But nevertheless, any effort you make to establish security and to build internal security in Afghanistan and unify that country is nation-building because of the state of Afghanistan. It has always been a very divided collection of thousands of tribes and -- and various homelands. And General Petraeus is trying valiantly to organize all of that.
But that's nation-building; I agree with George. The problem for Obama is his own base remembers that this was the good war we weren't supposed to get bogged down in. And he has become more ambitious in his goals.
TAPPER: And, Dee Dee, if in July 2011 it turns out only 2,000 troops leave Afghanistan, I can't imagine that liberals and progressives are going to be happy about that.
MYERS: Right. I mean, last summer and fall, the president went through an extensive process of thinking through exactly what our strategy in Afghanistan was going to be. He spent hours and hours and hours on it. He came out pretty close to where General Petraeus and the military wanted, which was sending 30,000 additional troops.
And he sold that to Congress by pairing it with a deadline, which now -- I thought it was interesting to hear Vice President Biden talk about that not as much as a deadline but as the beginning of a transition.

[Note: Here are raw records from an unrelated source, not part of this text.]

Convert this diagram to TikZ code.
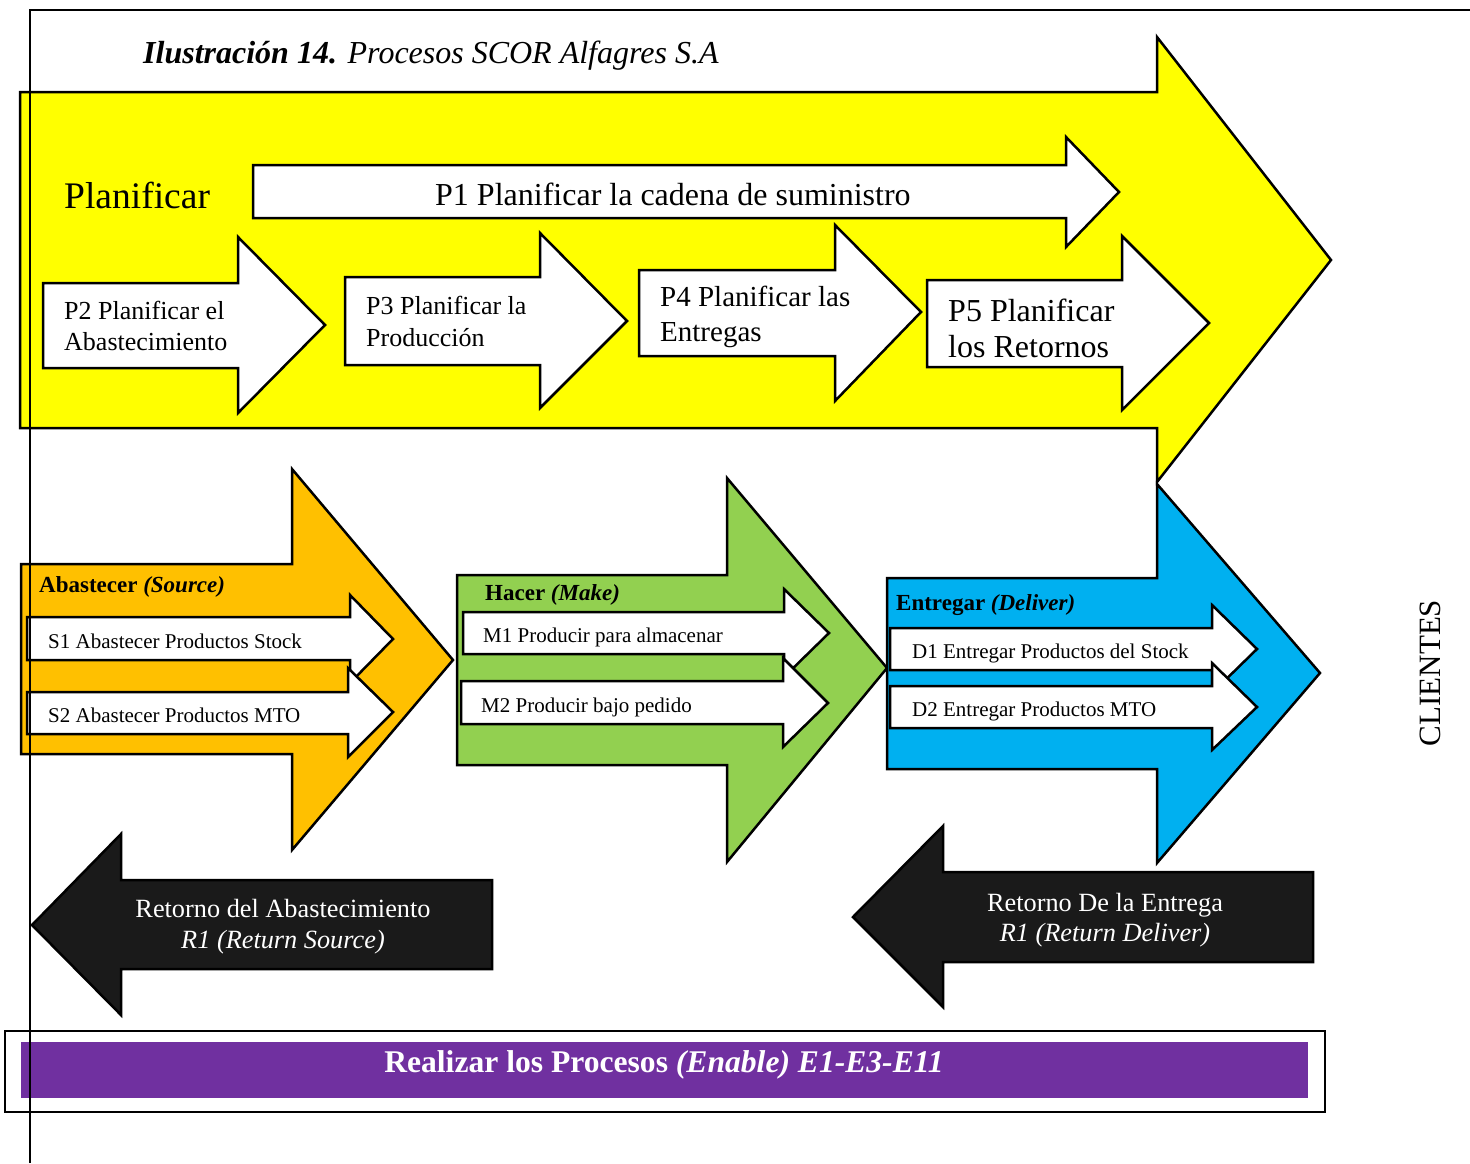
\documentclass[tikz,border=0pt]{standalone}
\usepackage{fontspec}
\setmainfont{Liberation Serif}
\definecolor{amarillo}{HTML}{FFFF00}
\definecolor{naranja}{HTML}{FFC000}
\definecolor{verde}{HTML}{92D050}
\definecolor{azul}{HTML}{00B0F0}
\definecolor{morado}{HTML}{7030A0}
\definecolor{negro}{HTML}{1A1A1A}
% (x body start, x head base)(y body top, y body bottom)(y head top, y head bottom)(tip)
\def\blockarrow[#1](#2,#3)(#4,#5)(#6,#7)(#8,#9){\draw[#1] (#2,#4) -- (#3,#4) -- (#3,#6) -- (#8,#9) -- (#3,#7) -- (#3,#5) -- (#2,#5) -- cycle;}
\newcommand{\tam}[2]{\fontsize{#1}{#2}\selectfont}
\tikzset{
  flecha/.style={draw=black, line width=2.5pt, line join=miter},
  texto/.style={inner sep=0pt, anchor=base west},
  bloque/.style={inner sep=0pt, anchor=west, align=left},
}

\begin{document}
\begin{tikzpicture}[x=1pt, y=-1pt]
			%%%%% START %%%%%
			\useasboundingbox (0,0) rectangle (1470,1163);
			
			\node[texto, font=\tam{32}{38}\itshape] (titulo) at (143,63) {\bfseries Ilustración 14.\mdseries{} Procesos SCOR Alfagres S.A};
			
			% planificar
			\blockarrow[flecha, fill=amarillo](20,1157)(92,428)(37,482)(1331,260)
			\node[texto, font=\tam{37.5}{44}] (planificar) at (64,208) {Planificar};
			
			\blockarrow[flecha, fill=white](253,1066)(165,218)(137,247)(1119,192)
			\node[texto, font=\tam{32}{38}] (p1) at (435,205) {P1 Planificar la cadena de suministro};
			
			\blockarrow[flecha, fill=white](43,238)(283,368)(237,413)(325,325)
			\node[bloque, font=\tam{26}{31}] (p2) at (64,326) {P2 Planificar el\\Abastecimiento};
			\blockarrow[flecha, fill=white](345,540)(277,365)(233,408)(627,321)
			\node[bloque, font=\tam{26}{32}] (p3) at (366,321) {P3 Planificar la\\Producción};
			\blockarrow[flecha, fill=white](639,835)(270,356)(225,401)(921,312)
			\node[bloque, font=\tam{29}{35}] (p4) at (660,317) {P4 Planificar las\\Entregas};
			\blockarrow[flecha, fill=white](927,1122)(280,367)(236,410)(1209,323)
			\node[bloque, font=\tam{32}{36}] (p5) at (948,328) {P5 Planificar\\los Retornos};
			
			% abastecer
			\blockarrow[flecha, fill=naranja](21,292)(564,754)(469,850)(453,660)
			\node[texto, font=\tam{23}{28}] (abastecer) at (39,592) {\bfseries Abastecer \itshape(Source)};
			\blockarrow[flecha, fill=white](27,350)(617,660)(595,683)(393,639)
			\blockarrow[flecha, fill=white](27,348)(692,734)(668,757)(393,712)
			\node[texto, font=\tam{21}{25}] (s1) at (48,648) {S1 Abastecer Productos Stock};
			\node[texto, font=\tam{21}{25}] (s2) at (48,722) {S2 Abastecer Productos MTO};
			
			% hacer
			\blockarrow[flecha, fill=verde](457,727)(575,765)(478,862)(887,668)
			\node[texto, font=\tam{23}{28}] (hacer) at (485,600) {\bfseries Hacer \itshape(Make)};
			\blockarrow[flecha, fill=white](463,784)(612,654)(589,677)(829,633)
			\blockarrow[flecha, fill=white](461,783)(681,724)(658,747)(828,703)
			\node[texto, font=\tam{21}{25}] (m1) at (483,642) {M1 Producir para almacenar};
			\node[texto, font=\tam{21}{25}] (m2) at (481,712) {M2 Producir bajo pedido};
			
			% entregar
			\blockarrow[flecha, fill=azul](887,1157)(578,769)(484,863)(1320,673)
			\node[texto, font=\tam{23}{28}] (entregar) at (896,610) {\bfseries Entregar \itshape(Deliver)};
			\blockarrow[flecha, fill=white](890,1212)(628,670)(605,693)(1257,649)
			\blockarrow[flecha, fill=white](890,1212)(686,728)(663,750)(1257,707)
			\node[texto, font=\tam{21}{25}] (d1) at (912,658) {D1 Entregar Productos del Stock};
			\node[texto, font=\tam{21}{25}] (d2) at (912,716) {D2 Entregar Productos MTO};
			
			\node[rotate=90, inner sep=0pt, font=\tam{31}{37}] (clientes) at (1430,673) {CLIENTES};
			
			% retornos
			\blockarrow[flecha, fill=negro](492,121)(880,969)(834,1015)(32,925)
			\node[inner sep=0pt, align=center, text=white, font=\tam{26.3}{31}] (rsource) at (283,927) {Retorno del Abastecimiento\\\itshape R1 (Return Source)};
			\blockarrow[flecha, fill=negro](1313,943)(872,962)(826,1007)(853,917)
			\node[inner sep=0pt, align=center, text=white, font=\tam{26.3}{30}] (rdeliver) at (1105,920) {Retorno De la Entrega\\\itshape R1 (Return Deliver)};
			
			% enable
			\draw[line width=2pt, fill=white] (5,1031) rectangle (1325,1112);
			\fill[morado] (21,1042) rectangle (1308,1098);
			\node[inner sep=0pt, anchor=base, text=white, font=\tam{31.6}{37}] (enable) at (664,1072) {\bfseries Realizar los Procesos \itshape(Enable) E1-E3-E11};
			
			\draw[line width=2pt] (30,1163) -- (30,10) -- (1470,10);
			%%%%% END %%%%%
		\end{tikzpicture}
\end{document}
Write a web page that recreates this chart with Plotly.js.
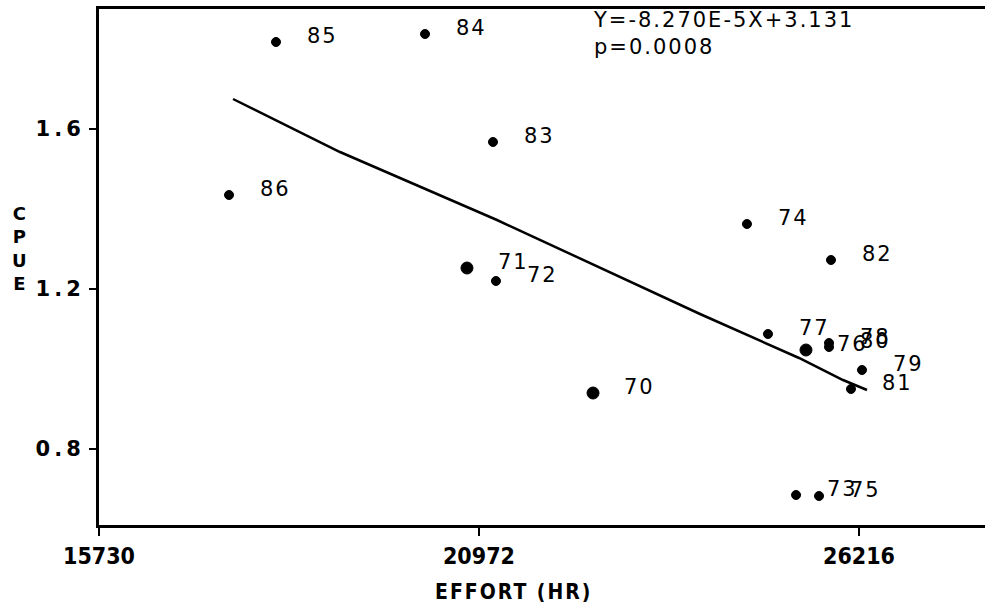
<!DOCTYPE html>
<html>
<head>
<meta charset="utf-8">
<script src="https://cdn.plot.ly/plotly-3.0.1.min.js"></script>
<style>
  html, body { margin: 0; padding: 0; background: #fff; }
  #chart { width: 989px; height: 608px; }
  .ytick text { letter-spacing: 4px; }
  .annotation-text { letter-spacing: 2px; }
</style>
</head>
<body>
<div id="chart"></div>
<script>
// Year labels (19xx)
const years  = ["70","71","72","73","74","75","76","77","78","79","80","81","82","83","84","85","86"];
// Effort (hours)
const effort = [22546, 20807, 21207, 25347, 24670, 25664, 25484, 24960, 25802, 26257, 25802, 26105, 25829, 21166, 20228, 18172, 17524];
// Catch per unit effort
const cpue   = [0.940, 1.2525, 1.220, 0.685, 1.3625, 0.6825, 1.0475, 1.0875, 1.065, 0.9975, 1.055, 0.950, 1.2725, 1.5675, 1.8375, 1.8175, 1.435];

// Fitted regression line as drawn
const fitX = [17579, 19055, 21221, 24022, 25388, 25995, 26326];
const fitY = [1.675, 1.5425, 1.3725, 1.1375, 1.0275, 0.9725, 0.9475];

// Axis ticks
const xTickVals = [15730, 20972, 26216];
const yTickVals = [0.8, 1.2, 1.6];
const yTickText = ["0.8", "1.2", "1.6"];

const equationText = "Y=-8.270E-5X+3.131<br>p=0.0008";
const xTitle = "EFFORT (HR)";
const yTitle = "C<br>P<br>U<br>E";

// style: bigger blobs where the print shows heavier dots
const bigDots = {"70": 1, "71": 1, "76": 1};
const markerSizes = years.map(y => bigDots[y] ? 12 : 9);

const labelFont = {family: "DejaVu Sans, Arial, sans-serif", size: 21, color: "#000"};

const annotations = years.map((yr, i) => ({
  x: effort[i], y: cpue[i], xref: "x", yref: "y",
  text: yr, showarrow: false,
  xanchor: "left", yanchor: "middle",
  xshift: 29, yshift: 6,
  font: labelFont
}));

annotations.push({
  xref: "paper", yref: "paper", x: 0.555, y: 1.005,
  xanchor: "left", yanchor: "top", align: "left",
  text: equationText, showarrow: false,
  font: {family: "DejaVu Sans, Arial, sans-serif", size: 21, color: "#000"}
});

annotations.push({
  xref: "paper", yref: "paper", x: -0.089, y: 0.535,
  xanchor: "center", yanchor: "middle", align: "center",
  text: yTitle, showarrow: false,
  font: {family: "DejaVu Sans, Arial, sans-serif", size: 18, color: "#000", weight: "bold"}
});

annotations.push({
  xref: "paper", yref: "paper", x: 0.468, y: -0.102,
  xanchor: "center", yanchor: "top",
  text: xTitle, showarrow: false,
  font: {family: "DejaVu Sans Condensed, DejaVu Sans, Arial, sans-serif", size: 21, color: "#000", weight: "bold"}
});

const traces = [
  {
    x: effort, y: cpue, type: "scatter", mode: "markers",
    marker: {color: "#000", size: markerSizes, opacity: 1, line: {color: "#000", width: 1}},
    hoverinfo: "skip", showlegend: false
  },
  {
    x: fitX, y: fitY, type: "scatter", mode: "lines",
    line: {color: "#000", width: 2.5},
    hoverinfo: "skip", showlegend: false
  }
];

const layout = {
  width: 989, height: 608,
  paper_bgcolor: "#fff", plot_bgcolor: "#fff",
  margin: {l: 99, r: 4, t: 9, b: 83},
  showlegend: false,
  xaxis: {
    range: [15730, 27954],
    tickvals: xTickVals,
    ticktext: xTickVals.map(String),
    ticks: "outside", ticklen: 8, tickwidth: 2, tickcolor: "#000",
    showline: true, linewidth: 3, linecolor: "#000", mirror: true,
    showgrid: false, zeroline: false,
    tickfont: {family: "DejaVu Sans Condensed, DejaVu Sans, Arial, sans-serif", size: 23, color: "#000", weight: "bold"}
  },
  yaxis: {
    range: [0.61, 1.9],
    tickvals: yTickVals,
    ticktext: yTickText,
    ticks: "outside", ticklen: 7, tickwidth: 2, tickcolor: "#000",
    showline: true, linewidth: 3, linecolor: "#000", mirror: false,
    showgrid: false, zeroline: false,
    tickfont: {family: "DejaVu Sans, Arial, sans-serif", size: 21, color: "#000", weight: "bold"}
  },
  annotations: annotations
};

Plotly.newPlot("chart", traces, layout, {displayModeBar: false, staticPlot: true});
</script>
</body>
</html>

But when the -- the time comes -- and in the discussion leading up to that, if the administration continues to try to finesse that, which they've been doing, I think you're going to see increasingly angry liberals. We've already seen it.
People, again, signed onto this plan on the notion that it would be a specific period of time and not a long period of time, that we wouldn't be there for 10 years or 20 years nation-building. And increasingly, I think the language is getting -- is leaving a lot of wiggle room. Things on the ground have not gone as well as we had hoped a year ago.
TAPPER: George, something else the vice president said that I -- you and I talked about. You disagree with his assertion that the Wall Street reform bill that the president will sign this Wednesday will end uncertainty among big business.
WILL: The president -- the vice president was really responding to your point about all this mountain of cash that businesses have that they're not spending, because to invest is to make a wager on the future and they're uncertain about the future.
The vice president referred to the financial reform bill as another of our gigantic packages, another 2,300-page piece of legislation. I don't know if, as someone said, there are three unintended consequences on every page, but there are enormous rule-makings yet to come, with bureaucracies yet to be invented. It's bound to spread uncertainty, and it's bound to have essentially what we had in the 1930s when the New Deal came to a grinding halt. Capital went on strike, paralyzed by uncertainty.
PAGE: However, there is the public out there saying, what's government going to do to protect us? We did just go through a financial collapse. Some kind of -- and this came after, really, several decades of fewer and fewer regulations, less and less oversight.
We need some kind of oversight. How many pages would you like, George, 2,300 too many? How about 100 pages? I mean, you've got to have some detail here. And the regulations haven't even been written yet, the various rules and regulations for the day-to-day operation of all this.